Leaving out every picture, copy the lines of the data exactly, from the first through the line containing "12; m++) months.push(y".

━━━ INFORMATION SUPPLIED

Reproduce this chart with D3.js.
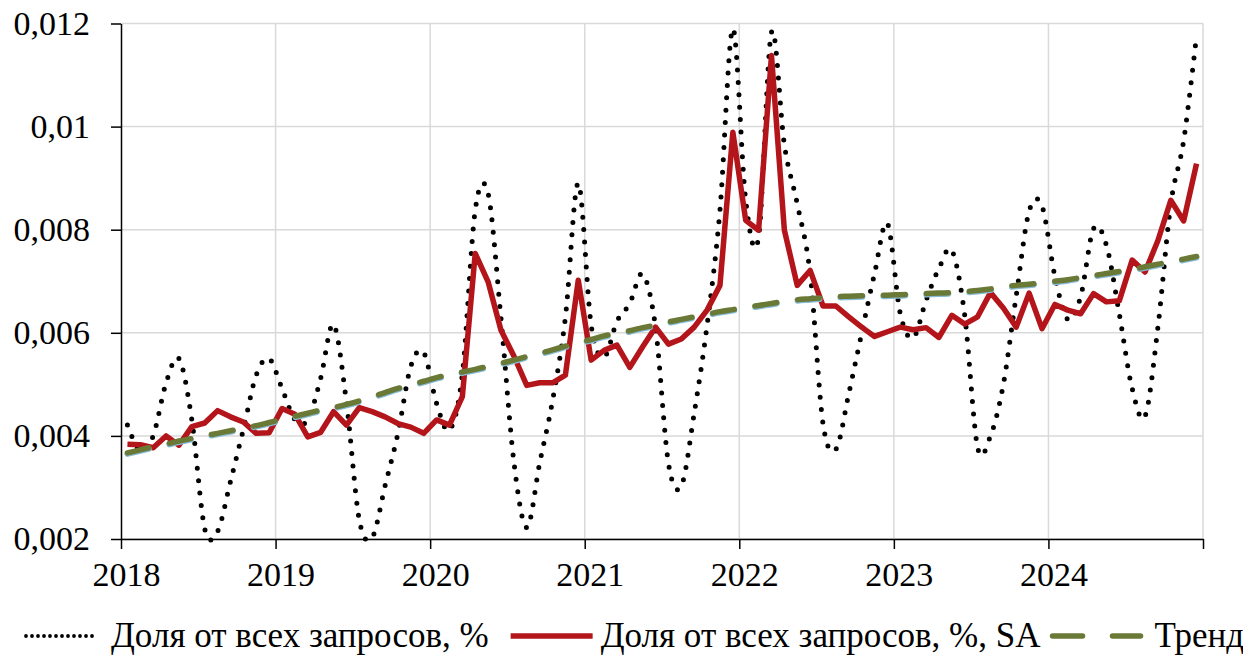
<!DOCTYPE html>
<html>
<head>
<meta charset="utf-8">
<script src="https://cdn.jsdelivr.net/npm/d3@7/dist/d3.min.js"></script>
<style>
  body { margin: 0; background: #fff; }
  svg text { font-family: "Liberation Serif", Tinos, "Times New Roman", Times, "DejaVu Serif", "Noto Serif", serif; fill: #000; }
</style>
</head>
<body>
<svg id="chart" width="1243" height="657"></svg>
<script>
// monthly data Jan 2018 .. Dec 2024
var years = [2018, 2019, 2020, 2021, 2022, 2023, 2024];
var months = [];
years.forEach(function (y) { for (var m = 1; m <= 12; m++) months.push(y + "-" + m); });

var share = [
  0.00421, 0.00370, 0.00400, 0.00503, 0.00550, 0.00431, 0.00220, 0.00215, 0.00312, 0.00413, 0.00518, 0.00550,
  0.00492, 0.00432, 0.00431, 0.00512, 0.00616, 0.00466, 0.00237, 0.00203, 0.00303, 0.00405, 0.00535, 0.00562,
  0.00463, 0.00411, 0.00520, 0.00838, 0.00870, 0.00628, 0.00350, 0.00222, 0.00347, 0.00468, 0.00630, 0.00890,
  0.00615, 0.00553, 0.00622, 0.00657, 0.00714, 0.00610, 0.00347, 0.00303, 0.00444, 0.00615, 0.00838, 0.01190,
  0.00857, 0.00786, 0.01183, 0.00965, 0.00850, 0.00715, 0.00424, 0.00374, 0.00482, 0.00599, 0.00715, 0.00812,
  0.00637, 0.00590, 0.00663, 0.00725, 0.00760, 0.00634, 0.00378, 0.00400, 0.00500, 0.00672, 0.00836, 0.00846,
  0.00710, 0.00626, 0.00670, 0.00802, 0.00770, 0.00637, 0.00492, 0.00438, 0.00611, 0.00850, 0.00973, 0.01177
];
var shareSA = [
  0.00384, 0.00383, 0.00377, 0.00400, 0.00382, 0.00418, 0.00425, 0.00449, 0.00437, 0.00427, 0.00405, 0.00406,
  0.00453, 0.00442, 0.00398, 0.00407, 0.00447, 0.00421, 0.00455, 0.00447, 0.00437, 0.00424, 0.00417, 0.00405,
  0.00431, 0.00421, 0.00476, 0.00754, 0.00699, 0.00605, 0.00555, 0.00498, 0.00503, 0.00503, 0.00518, 0.00702,
  0.00547, 0.00566, 0.00576, 0.00533, 0.00573, 0.00611, 0.00578, 0.00588, 0.00611, 0.00644, 0.00692, 0.00989,
  0.00818, 0.00799, 0.01138, 0.00799, 0.00692, 0.00721, 0.00652, 0.00652, 0.00631, 0.00611, 0.00593, 0.00602,
  0.00611, 0.00606, 0.00610, 0.00591, 0.00634, 0.00617, 0.00631, 0.00678, 0.00648, 0.00611, 0.00677, 0.00608,
  0.00655, 0.00644, 0.00637, 0.00676, 0.00660, 0.00662, 0.00741, 0.00718, 0.00779, 0.00857, 0.00817, 0.00928
];
var trend = [
  0.00367, 0.00373, 0.00379, 0.00384, 0.00390, 0.00395, 0.00400, 0.00405, 0.00410, 0.00415, 0.00420, 0.00426,
  0.00432, 0.00438, 0.00444, 0.00450, 0.00455, 0.00461, 0.00468, 0.00476, 0.00484, 0.00492, 0.00499, 0.00506,
  0.00513, 0.00519, 0.00524, 0.00529, 0.00535, 0.00541, 0.00547, 0.00554, 0.00560, 0.00567, 0.00574, 0.00581,
  0.00587, 0.00594, 0.00599, 0.00604, 0.00610, 0.00615, 0.00621, 0.00626, 0.00631, 0.00636, 0.00641, 0.00645,
  0.00649, 0.00653, 0.00657, 0.00661, 0.00664, 0.00666, 0.00668, 0.00670, 0.00671, 0.00672, 0.00673, 0.00673,
  0.00674, 0.00675, 0.00676, 0.00677, 0.00678, 0.00680, 0.00682, 0.00685, 0.00689, 0.00692, 0.00694, 0.00697,
  0.00700, 0.00703, 0.00707, 0.00711, 0.00715, 0.00719, 0.00723, 0.00728, 0.00733, 0.00738, 0.00743, 0.00748
];
var yTicks = [0.002, 0.004, 0.006, 0.008, 0.01, 0.012];
var yLabels = ["0,002", "0,004", "0,006", "0,008", "0,01", "0,012"];
var legendNames = ["Доля от всех запросов, %", "Доля от всех запросов, %, SA", "Тренд"];

var svg = d3.select("#chart");
var pLeft = 121, pRight = 1203, pTop = 23.5, pBottom = 539;
var fs = 34;

var x = d3.scaleLinear().domain([0, months.length]).range([pLeft, pRight]);
var y = d3.scaleLinear().domain([0.002, 0.012]).range([pBottom, pTop]);
var yearTicks = d3.range(0, months.length + 1, 12);

// grid
svg.append("g").selectAll("line").data(yTicks).enter().append("line")
  .attr("x1", pLeft).attr("x2", pRight)
  .attr("y1", function (d) { return y(d); }).attr("y2", function (d) { return y(d); })
  .attr("stroke", "#d9d9d9").attr("stroke-width", 1.5);
svg.append("g").selectAll("line").data(yearTicks.slice(1)).enter().append("line")
  .attr("x1", function (d) { return x(d); }).attr("x2", function (d) { return x(d); })
  .attr("y1", pTop).attr("y2", pBottom)
  .attr("stroke", "#d9d9d9").attr("stroke-width", 1.5);

// series
var px = function (d, i) { return x(i + 0.5); };
var smooth = d3.line().x(px).y(function (d) { return y(d); }).curve(d3.curveCardinal);
var straight = d3.line().x(px).y(function (d) { return y(d); });

svg.append("path").datum(share).attr("d", smooth)
  .attr("fill", "none").attr("stroke", "#000").attr("stroke-width", 5)
  .attr("stroke-linecap", "round").attr("stroke-dasharray", "0 12.4");

svg.append("path").datum(shareSA).attr("d", straight)
  .attr("fill", "none").attr("stroke", "#b3151a").attr("stroke-width", 5.5)
  .attr("stroke-linejoin", "round");

svg.append("path").datum(trend).attr("d", smooth)
  .attr("fill", "none").attr("stroke", "#86bcd8").attr("stroke-width", 6)
  .attr("stroke-dasharray", "22 21").attr("stroke-linecap", "round")
  .attr("transform", "translate(0,1)");
svg.append("path").datum(trend).attr("d", smooth)
  .attr("fill", "none").attr("stroke", "#6a7a36").attr("stroke-width", 5.5)
  .attr("stroke-dasharray", "22 21").attr("stroke-linecap", "round");

// axes
var yAxis = d3.axisLeft(y).tickValues(yTicks)
  .tickFormat(function (d, i) { return yLabels[i]; })
  .tickSize(10).tickSizeOuter(0).tickPadding(21);
var gy = svg.append("g").attr("transform", "translate(" + pLeft + ",0)").call(yAxis);

var xAxis = d3.axisBottom(x).tickValues(yearTicks)
  .tickFormat(function (d, i) { return years[i] !== undefined ? years[i] : ""; })
  .tickSize(10).tickSizeOuter(0).tickPadding(13);
var gx = svg.append("g").attr("transform", "translate(0," + pBottom + ")").call(xAxis);

[gx, gy].forEach(function (g) {
  g.attr("font-family", null);
  g.select(".domain").attr("stroke", "#000").attr("stroke-width", 1.5);
  g.selectAll(".tick line").attr("stroke", "#000").attr("stroke-width", 1.5);
  g.selectAll("text").attr("font-size", fs);
});
gx.selectAll("text").attr("dx", 5);

// legend
var ly = 636;
var lg = svg.append("g").attr("font-size", 35);
var cx = 24;
lg.append("line").attr("x1", cx + 2).attr("x2", cx + 72).attr("y1", ly).attr("y2", ly)
  .attr("stroke", "#000").attr("stroke-width", 3.8).attr("stroke-linecap", "round")
  .attr("stroke-dasharray", "0 6");
cx += 87;
var t1 = lg.append("text").attr("x", cx).attr("y", ly + 11).text(legendNames[0]);
cx += t1.node().getComputedTextLength() + 22;
lg.append("line").attr("x1", cx).attr("x2", cx + 82).attr("y1", ly).attr("y2", ly)
  .attr("stroke", "#b3151a").attr("stroke-width", 5.5);
cx += 90;
var t2 = lg.append("text").attr("x", cx).attr("y", ly + 11).text(legendNames[1]);
cx += t2.node().getComputedTextLength() + 12;
lg.append("line").attr("x1", cx).attr("x2", cx + 88).attr("y1", ly).attr("y2", ly)
  .attr("stroke", "#6a7a36").attr("stroke-width", 5.5).attr("stroke-linecap", "round")
  .attr("stroke-dasharray", "30 30");
cx += 102;
lg.append("text").attr("x", cx).attr("y", ly + 11).text(legendNames[2]);
</script>
</body>
</html>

━━━━━━

### RESPONSE TO THE TASK
Reproduce this chart with D3.js.
<!DOCTYPE html>
<html>
<head>
<meta charset="utf-8">
<script src="https://cdn.jsdelivr.net/npm/d3@7/dist/d3.min.js"></script>
<style>
  body { margin: 0; background: #fff; }
  svg text { font-family: "Liberation Serif", Tinos, "Times New Roman", Times, "DejaVu Serif", "Noto Serif", serif; fill: #000; }
</style>
</head>
<body>
<svg id="chart" width="1243" height="657"></svg>
<script>
// monthly data Jan 2018 .. Dec 2024
var years = [2018, 2019, 2020, 2021, 2022, 2023, 2024];
var months = [];
years.forEach(function (y) { for (var m = 1; m <= 12; m++) months.push(y + "-" + m); });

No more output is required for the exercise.